**WHAT THE EXERCISE ASKS**
Write out the full listing exactly as given, minus the images.
• • • • •
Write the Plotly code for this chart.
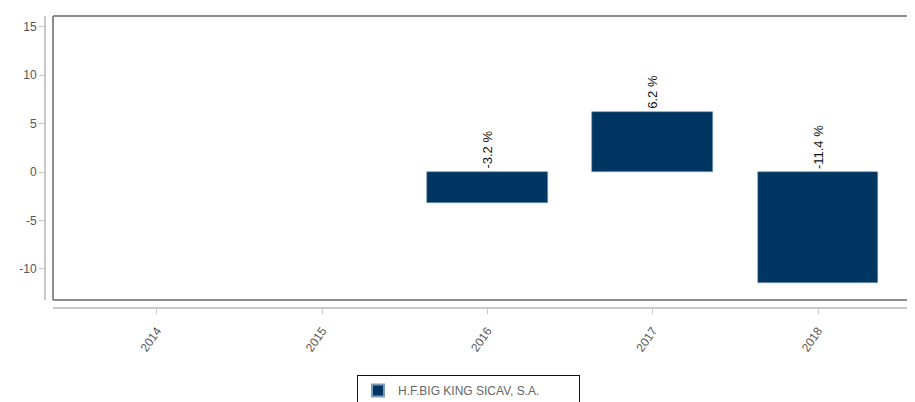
import plotly.graph_objects as go

years = ["2014", "2015", "2016", "2017", "2018"]
returns = [None, None, -3.2, 6.2, -11.4]
series_name = "H.F.BIG KING SICAV, S.A."
y_ticks = [-10, -5, 0, 5, 10, 15]
y_tick_text = ["-10", "-5", "0", "5", "10", "15"]

# the page has an 8px body margin, so design coordinates are shifted by 8px
OFF = 8
W, H = 915, 402
ml, mr, mt = 45 - OFF, 0, 16 - OFF
axis_y = 308 - OFF
mb = H - axis_y
pw = W - ml - mr
ph = H - mt - mb
x_dom0 = (53 - 45) / pw
y_dom0 = (308 - 300) / ph

bar_color = "#023662"
FONT = "Liberation Sans, Arial, sans-serif"

fig = go.Figure()
fig.add_trace(go.Bar(
    x=years, y=returns, name=series_name, width=0.73,
    marker=dict(color=bar_color, line=dict(color="#7f9cbb", width=0.6)),
    showlegend=True,
))

for i, v in enumerate(returns):
    if v is None:
        continue
    fig.add_annotation(
        x=i, y=max(v, 0), xref="x", yref="y",
        text=f"{v} %", textangle=-90, showarrow=False,
        yanchor="bottom", xanchor="center", yshift=1,
        font=dict(family=FONT, size=13, color="#111111"),
    )

# plot frame (left, top, bottom); right side is cut off
frame = dict(color="#8c8c8c", width=2)
fig.add_shape(type="line", xref="x domain", yref="y domain", x0=0, x1=0, y0=0, y1=1, line=frame)
fig.add_shape(type="line", xref="x domain", yref="y domain", x0=0, x1=1, y0=1, y1=1, line=frame)
fig.add_shape(type="line", xref="x domain", yref="y domain", x0=0, x1=1, y0=0, y1=0, line=frame)

fig.update_layout(
    width=W, height=H,
    margin=dict(l=ml, r=mr, t=mt, b=mb, pad=0, autoexpand=False),
    plot_bgcolor="white", paper_bgcolor="white",
    font=dict(family=FONT, size=11, color="#555555"),
    bargap=0,
    xaxis=dict(
        domain=[x_dom0, 1], anchor="free", position=0, automargin=False,
        type="category", range=[-0.629, 4.635],
        showline=True, linecolor="#c8c8c8", linewidth=2,
        ticks="outside", ticklen=5, tickcolor="#c8c8c8", tickwidth=1,
        tickangle=-55, tickfont=dict(size=12, color="#555555"),
        ticklabelstandoff=5,
        showgrid=False, zeroline=False,
    ),
    yaxis=dict(
        domain=[y_dom0, 1], anchor="free", position=0, automargin=False,
        range=[-13.2, 16.1], tickvals=y_ticks, ticktext=y_tick_text,
        showline=True, linecolor="#c8c8c8", linewidth=2,
        ticks="outside", ticklen=5, tickcolor="#c8c8c8", tickwidth=1,
        tickfont=dict(size=12, color="#555555"),
        showgrid=False, zeroline=False,
    ),
    legend=dict(
        orientation="h", x=(357 - OFF - ml) / pw, xanchor="left",
        y=(axis_y - (375 - OFF)) / ph, yanchor="top",
        bordercolor="#111111", borderwidth=1,
        font=dict(size=12, color="#666666"),
        itemsizing="constant", entrywidth=176, entrywidthmode="pixels",
    ),
)

fig.write_html("out.html")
• • • • •
**RESULT OF THE EXERCISE**
Write the Plotly code for this chart.
import plotly.graph_objects as go

years = ["2014", "2015", "2016", "2017", "2018"]
returns = [None, None, -3.2, 6.2, -11.4]
series_name = "H.F.BIG KING SICAV, S.A."
y_ticks = [-10, -5, 0, 5, 10, 15]
y_tick_text = ["-10", "-5", "0", "5", "10", "15"]

# the page has an 8px body margin, so design coordinates are shifted by 8px
OFF = 8
W, H = 915, 402
ml, mr, mt = 45 - OFF, 0, 16 - OFF
axis_y = 308 - OFF
mb = H - axis_y
pw = W - ml - mr
ph = H - mt - mb
x_dom0 = (53 - 45) / pw
y_dom0 = (308 - 300) / ph

bar_color = "#023662"
FONT = "Liberation Sans, Arial, sans-serif"

fig = go.Figure()
fig.add_trace(go.Bar(
    x=years, y=returns, name=series_name, width=0.73,
    marker=dict(color=bar_color, line=dict(color="#7f9cbb", width=0.6)),
    showlegend=True,
))

for i, v in enumerate(returns):
    if v is None:
        continue
    fig.add_annotation(
        x=i, y=max(v, 0), xref="x", yref="y",
        text=f"{v} %", textangle=-90, showarrow=False,
        yanchor="bottom", xanchor="center", yshift=1,
        font=dict(family=FONT, size=13, color="#111111"),
    )

# plot frame (left, top, bottom); right side is cut off
frame = dict(color="#8c8c8c", width=2)
fig.add_shape(type="line", xref="x domain", yref="y domain", x0=0, x1=0, y0=0, y1=1, line=frame)
fig.add_shape(type="line", xref="x domain", yref="y domain", x0=0, x1=1, y0=1, y1=1, line=frame)
fig.add_shape(type="line", xref="x domain", yref="y domain", x0=0, x1=1, y0=0, y1=0, line=frame)

fig.update_layout(
    width=W, height=H,
    margin=dict(l=ml, r=mr, t=mt, b=mb, pad=0, autoexpand=False),
    plot_bgcolor="white", paper_bgcolor="white",
    font=dict(family=FONT, size=11, color="#555555"),
    bargap=0,
    xaxis=dict(
        domain=[x_dom0, 1], anchor="free", position=0, automargin=False,
        type="category", range=[-0.629, 4.635],
        showline=True, linecolor="#c8c8c8", linewidth=2,
        ticks="outside", ticklen=5, tickcolor="#c8c8c8", tickwidth=1,
        tickangle=-55, tickfont=dict(size=12, color="#555555"),
        ticklabelstandoff=5,
        showgrid=False, zeroline=False,
    ),
    yaxis=dict(
        domain=[y_dom0, 1], anchor="free", position=0, automargin=False,
        range=[-13.2, 16.1], tickvals=y_ticks, ticktext=y_tick_text,
        showline=True, linecolor="#c8c8c8", linewidth=2,
        ticks="outside", ticklen=5, tickcolor="#c8c8c8", tickwidth=1,
        tickfont=dict(size=12, color="#555555"),
        showgrid=False, zeroline=False,
    ),
    legend=dict(
        orientation="h", x=(357 - OFF - ml) / pw, xanchor="left",
        y=(axis_y - (375 - OFF)) / ph, yanchor="top",
        bordercolor="#111111", borderwidth=1,
        font=dict(size=12, color="#666666"),
        itemsizing="constant", entrywidth=176, entrywidthmode="pixels",
    ),
)

fig.write_html("out.html")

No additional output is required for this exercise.